Ask an Expert: Refinancing to fund home improvements
A: There are many good reasons to refinance your mortgage, and funding major home improvements can be one of them. In some cases, however, an alternative may be more appropriate.
Let’s first consider refinancing. In order to access funds to pay for improvements to your home, you would need to do a cash-out refinancing. This means taking out a new mortgage with a higher principal than your current one. For example, if you own a home worth $250,000 and have $150,000 left on the mortgage, you could refinance and take out a new loan of $180,000. You would then have an additional $30,000 in cash to pay for your renovation.
If you’re planning an expensive renovation, cash-out refinancing may be the best way to access your home equity at the lowest possible rate. However, if interest rates have risen since the time you took out your mortgage, refinancing could mean you’d end up paying a higher mortgage rate. In that case, a better option may be a home equity loan or line of credit. These options are also an excellent solution for financing smaller projects, as they don’t involve the expense of refinancing your primary mortgage. Plus, they still offer excellent rates because they are secured with your property. A home equity line of credit is particularly well suited to a long-term renovation project because it allows you to draw on the money as you need it rather than all at once.

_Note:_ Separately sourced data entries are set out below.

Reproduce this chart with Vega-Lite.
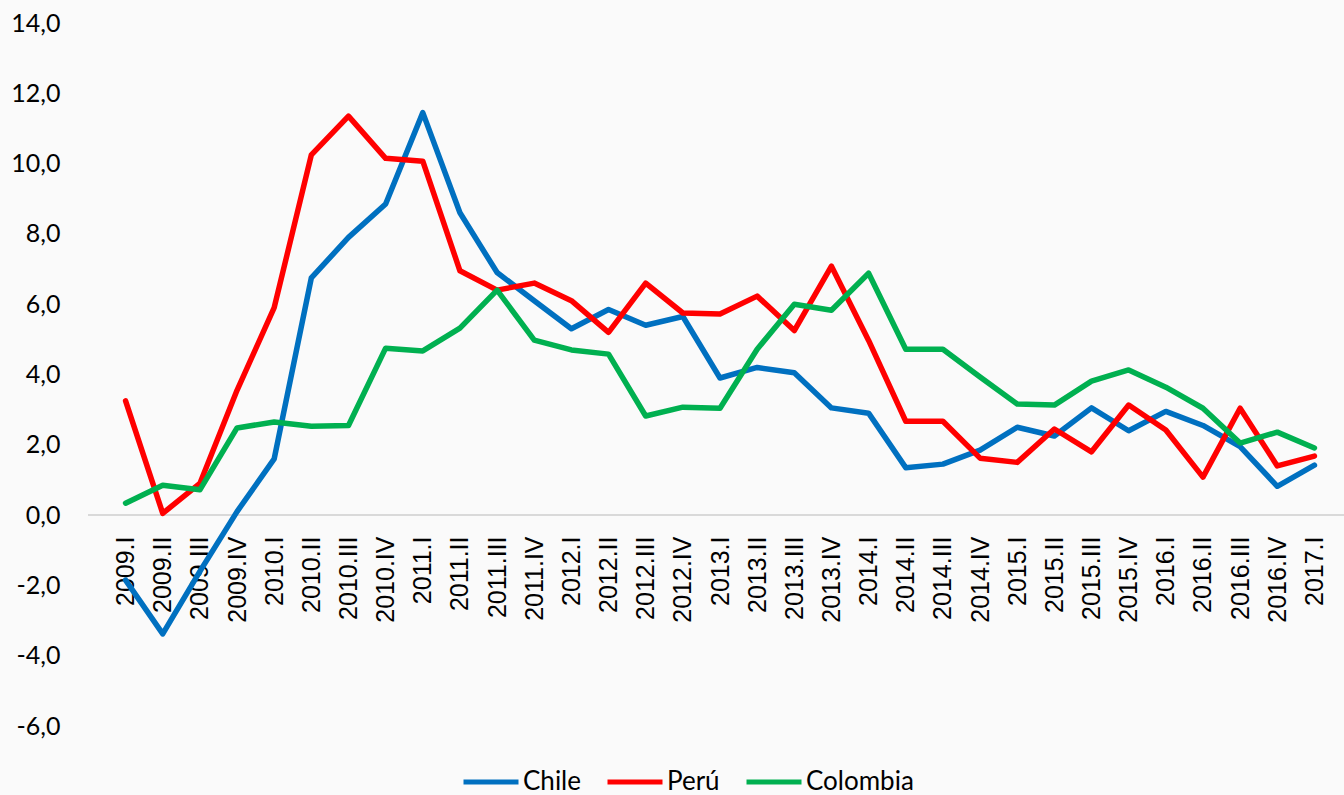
{
  "$schema": "https://vega.github.io/schema/vega-lite/v6.json",
  "autosize": "none",
  "width": 1256,
  "height": 703,
  "padding": {"left": 88, "top": 23, "right": 0, "bottom": 69},
  "background": "#fafafa",
  "config": {"view": {"stroke": null}, "font": "Lato"},
  "data": {"values": [
    {"q":"2009.I","Chile":-1.85,"Perú":3.25,"Colombia":0.34},
    {"q":"2009.II","Chile":-3.38,"Perú":0.05,"Colombia":0.85},
    {"q":"2009.III","Chile":-1.6,"Perú":0.9,"Colombia":0.72},
    {"q":"2009.IV","Chile":0.1,"Perú":3.55,"Colombia":2.48},
    {"q":"2010.I","Chile":1.6,"Perú":5.9,"Colombia":2.65},
    {"q":"2010.II","Chile":6.75,"Perú":10.25,"Colombia":2.53},
    {"q":"2010.III","Chile":7.9,"Perú":11.35,"Colombia":2.55},
    {"q":"2010.IV","Chile":8.85,"Perú":10.15,"Colombia":4.75},
    {"q":"2011.I","Chile":11.45,"Perú":10.07,"Colombia":4.67},
    {"q":"2011.II","Chile":8.6,"Perú":6.95,"Colombia":5.32},
    {"q":"2011.III","Chile":6.9,"Perú":6.4,"Colombia":6.4},
    {"q":"2011.IV","Chile":6.1,"Perú":6.6,"Colombia":4.98},
    {"q":"2012.I","Chile":5.3,"Perú":6.1,"Colombia":4.7},
    {"q":"2012.II","Chile":5.85,"Perú":5.2,"Colombia":4.58},
    {"q":"2012.III","Chile":5.4,"Perú":6.6,"Colombia":2.82},
    {"q":"2012.IV","Chile":5.65,"Perú":5.75,"Colombia":3.07},
    {"q":"2013.I","Chile":3.9,"Perú":5.72,"Colombia":3.04},
    {"q":"2013.II","Chile":4.2,"Perú":6.23,"Colombia":4.72},
    {"q":"2013.III","Chile":4.05,"Perú":5.25,"Colombia":6.0},
    {"q":"2013.IV","Chile":3.05,"Perú":7.08,"Colombia":5.83},
    {"q":"2014.I","Chile":2.9,"Perú":4.97,"Colombia":6.88},
    {"q":"2014.II","Chile":1.35,"Perú":2.67,"Colombia":4.72},
    {"q":"2014.III","Chile":1.45,"Perú":2.67,"Colombia":4.72},
    {"q":"2014.IV","Chile":1.85,"Perú":1.62,"Colombia":3.93},
    {"q":"2015.I","Chile":2.5,"Perú":1.5,"Colombia":3.16},
    {"q":"2015.II","Chile":2.25,"Perú":2.45,"Colombia":3.13},
    {"q":"2015.III","Chile":3.05,"Perú":1.8,"Colombia":3.81},
    {"q":"2015.IV","Chile":2.4,"Perú":3.13,"Colombia":4.13},
    {"q":"2016.I","Chile":2.95,"Perú":2.42,"Colombia":3.64},
    {"q":"2016.II","Chile":2.55,"Perú":1.08,"Colombia":3.04},
    {"q":"2016.III","Chile":1.95,"Perú":3.04,"Colombia":2.05},
    {"q":"2016.IV","Chile":0.82,"Perú":1.4,"Colombia":2.36},
    {"q":"2017.I","Chile":1.42,"Perú":1.68,"Colombia":1.91}
  ]},
  "transform": [{"fold": ["Chile", "Perú", "Colombia"], "as": ["pais", "v"]}],
  "layer": [
    {
      "mark": {"type": "rule", "color": "#d9d9d9", "strokeWidth": 1.5},
      "encoding": {"y": {"datum": 0, "type": "quantitative", "scale": {"domain": [-6, 14]}}}
    },
    {
      "mark": {"type": "line", "strokeWidth": 5.5, "strokeJoin": "round", "strokeCap": "round"},
      "encoding": {
        "x": {
          "field": "q", "type": "ordinal", "sort": null,
          "scale": {"type": "point", "range": [19, 1245]},
          "axis": {
            "title": null, "labelAngle": -90, "domain": false, "ticks": false,
            "offset": -211, "labelPadding": 21, "labelFont": "Liberation Sans",
            "labelFontSize": 25, "labelColor": "#000000", "grid": false
          }
        },
        "y": {
          "field": "v", "type": "quantitative",
          "scale": {"domain": [-6, 14], "nice": false, "zero": false},
          "axis": {
            "title": null, "values": [-6, -4, -2, 0, 2, 4, 6, 8, 10, 12, 14],
            "labelExpr": "replace(replace(format(datum.value, '.1f'), '.', ','), '\u2212', '-')",
            "domain": false, "ticks": false, "grid": false,
            "labelPadding": 28, "labelFont": "Lato", "labelFontSize": 25, "labelColor": "#000000"
          }
        },
        "color": {
          "field": "pais", "type": "nominal",
          "scale": {"domain": ["Chile", "Perú", "Colombia"], "range": ["#0070C0", "#FF0000", "#00B050"]},
          "legend": {
            "title": null, "orient": "none", "direction": "horizontal",
            "legendX": 373, "legendY": 729,
            "symbolType": "stroke", "symbolSize": 3025, "symbolStrokeWidth": 5,
            "labelFont": "Lato", "labelFontSize": 26, "labelColor": "#000000",
            "labelOffset": 2, "columnPadding": 16
          }
        }
      }
    }
  ]
}
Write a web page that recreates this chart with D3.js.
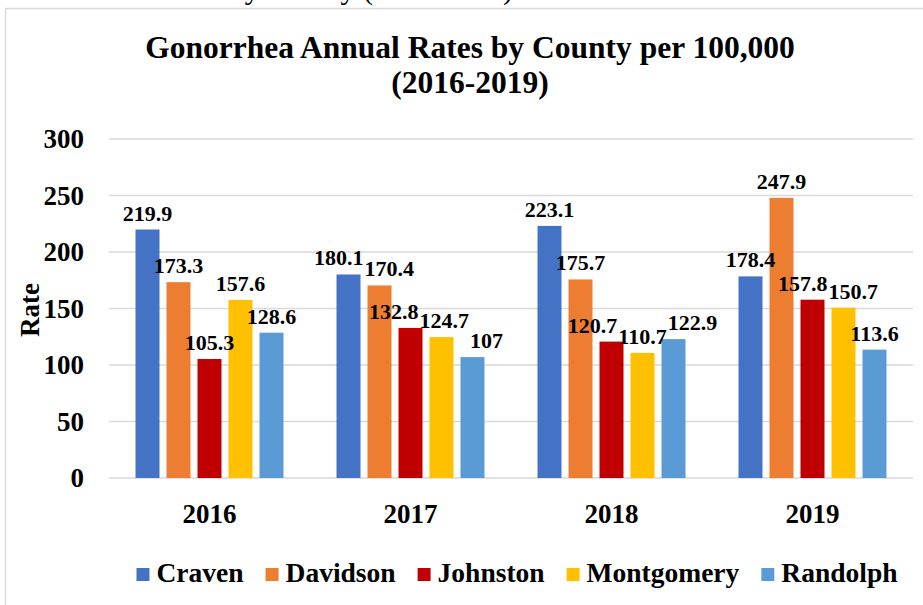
<!DOCTYPE html>
<html>
<head>
<meta charset="utf-8">
<script src="https://cdn.jsdelivr.net/npm/d3@7"></script>
<style>
  html, body { margin: 0; padding: 0; background: #fff; }
  svg { display: block; }
  text { font-family: "Liberation Serif", "Times New Roman", serif; fill: #000; }
</style>
</head>
<body>
<svg id="chart" width="923" height="605"></svg>
<script>
// ---- data ----
const years = ["2016", "2017", "2018", "2019"];
const counties = ["Craven", "Davidson", "Johnston", "Montgomery", "Randolph"];
const craven     = [219.9, 180.1, 223.1, 178.4];
const davidson   = [173.3, 170.4, 175.7, 247.9];
const johnston   = [105.3, 132.8, 120.7, 157.8];
const montgomery = [157.6, 124.7, 110.7, 150.7];
const randolph   = [128.6, 107, 122.9, 113.6];
const yTicks = [0, 50, 100, 150, 200, 250, 300];
const colors = ["#4472C4", "#ED7D31", "#C00000", "#FFC000", "#5B9BD5"];

const seriesValues = [craven, davidson, johnston, montgomery, randolph];
const rows = years.map((y, i) => ({
  year: y,
  values: counties.map((c, j) => ({ county: c, value: seriesValues[j][i], idx: j }))
}));

const svg = d3.select("#chart");

// chart frame
svg.append("rect")
  .attr("x", 5.5).attr("y", 8.5)
  .attr("width", 1000).attr("height", 700)
  .attr("fill", "#fff").attr("stroke", "#d9d9d9").attr("stroke-width", 1.5);

// cut-off text above frame (from the source page)
svg.append("text")
  .attr("x", 513).attr("y", -1)
  .attr("text-anchor", "end")
  .style("font-size", "30px")
  .text("Gonorrhea Annual Rates by County (2016-2019)");

// title
const title = svg.append("text")
  .attr("text-anchor", "middle")
  .style("font-size", "31.5px").style("font-weight", "bold");
title.append("tspan").attr("x", 470).attr("y", 58).text("Gonorrhea Annual Rates by County per 100,000");
title.append("tspan").attr("x", 470).attr("y", 93).text("(2016-2019)");

// scales
const x0 = d3.scaleBand().domain(years).range([109, 913]).padding(0);
const x1 = d3.scaleBand().domain(counties).range([0, x0.bandwidth()])
  .paddingInner(0.226).paddingOuter(0.855);
const y = d3.scaleLinear().domain([0, 300]).range([478, 139]);

// gridlines
svg.append("g")
  .selectAll("line")
  .data(yTicks)
  .join("line")
  .attr("x1", 109).attr("x2", 913)
  .attr("y1", d => y(d)).attr("y2", d => y(d))
  .attr("stroke", "#d9d9d9").attr("stroke-width", 1.5);

// y axis labels
const yAxis = svg.append("g")
  .attr("transform", "translate(84,0)")
  .call(d3.axisLeft(y).tickValues(yTicks).tickSize(0).tickPadding(0));
yAxis.select(".domain").remove();
yAxis.selectAll("text")
  .style("font-family", "'Liberation Serif', 'Times New Roman', serif")
  .style("font-size", "27px").style("font-weight", "bold").attr("fill", "#000");

// y axis title
svg.append("text")
  .attr("transform", "translate(39,310) rotate(-90)")
  .attr("text-anchor", "middle")
  .style("font-size", "27px").style("font-weight", "bold")
  .text("Rate");

// x axis labels
const xAxis = svg.append("g")
  .attr("transform", "translate(0,478)")
  .call(d3.axisBottom(x0).tickSize(0).tickPadding(0));
xAxis.select(".domain").remove();
xAxis.selectAll("text")
  .attr("dy", null).attr("y", 45)
  .style("font-family", "'Liberation Serif', 'Times New Roman', serif")
  .style("font-size", "27px").style("font-weight", "bold").attr("fill", "#000");

// bars
const groups = svg.append("g").selectAll("g")
  .data(rows).join("g")
  .attr("transform", d => `translate(${x0(d.year)},0)`);

groups.selectAll("rect")
  .data(d => d.values).join("rect")
  .attr("x", d => x1(d.county))
  .attr("y", d => y(d.value))
  .attr("width", x1.bandwidth())
  .attr("height", d => y(0) - y(d.value))
  .attr("fill", d => colors[d.idx]);

// data labels (placed above bars, then spread apart where they collide)
groups.each(function () {
  const g = d3.select(this);
  const labels = g.selectAll("text.lbl")
    .data(d => d.values).join("text")
    .attr("class", "lbl")
    .attr("text-anchor", "middle")
    .style("font-size", "22px").style("font-weight", "bold")
    .text(d => d.value);
  const L = [];
  labels.each(function (d) {
    L.push({
      node: this,
      cx: x1(d.county) + x1.bandwidth() / 2,
      yb: y(d.value) - 9,
      w: this.getComputedTextLength()
    });
  });
  const H = 25;
  for (let it = 0; it < 80; it++) {
    let moved = false;
    for (let i = 0; i < L.length; i++) {
      for (let j = i + 1; j < L.length; j++) {
        const a = L[i], b = L[j];
        if (Math.abs(a.yb - b.yb) >= H) continue;
        const need = (a.w + b.w) / 2 + 1;
        const dist = b.cx - a.cx;
        if (dist < need) {
          const d = (need - dist) / 2;
          a.cx -= d; b.cx += d;
          moved = true;
        }
      }
    }
    if (!moved) break;
  }
  L.forEach(l => d3.select(l.node).attr("x", l.cx).attr("y", l.yb));
});

// legend
const legend = svg.append("g");
const items = legend.selectAll("g").data(counties).join("g");
items.append("rect")
  .attr("width", 13).attr("height", 13)
  .attr("y", -14)
  .attr("fill", (d, i) => colors[i]);
items.append("text")
  .attr("x", 20).attr("y", 0)
  .style("font-size", "27.5px").style("font-weight", "bold")
  .text(d => d);
let cx = 0;
items.each(function () {
  const g = d3.select(this);
  g.attr("transform", `translate(${cx},0)`);
  const w = g.select("text").node().getComputedTextLength();
  cx += 20 + w + 22;
});
const totalW = cx - 22;
legend.attr("transform", `translate(${517 - totalW / 2},582)`);
</script>
</body>
</html>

It’s important to note that these options assume you have a fair bit of equity in your home. If you only recently bought your home (especially if it is your first home) you may not have had time to accumulate much equity. If this is the case, or if you prefer not to tap into your equity, you may want to consider a personal loan or unsecured line of credit. These can also be good choices for small renovation projects, since it will rarely make sense to do a cash-out refinance to access less than $10,000. Personal loans and unsecured lines of credit do carry higher rates than those secured with your home, but they can be helpful, provided you have the self-discipline to maintain a strict repayment schedule.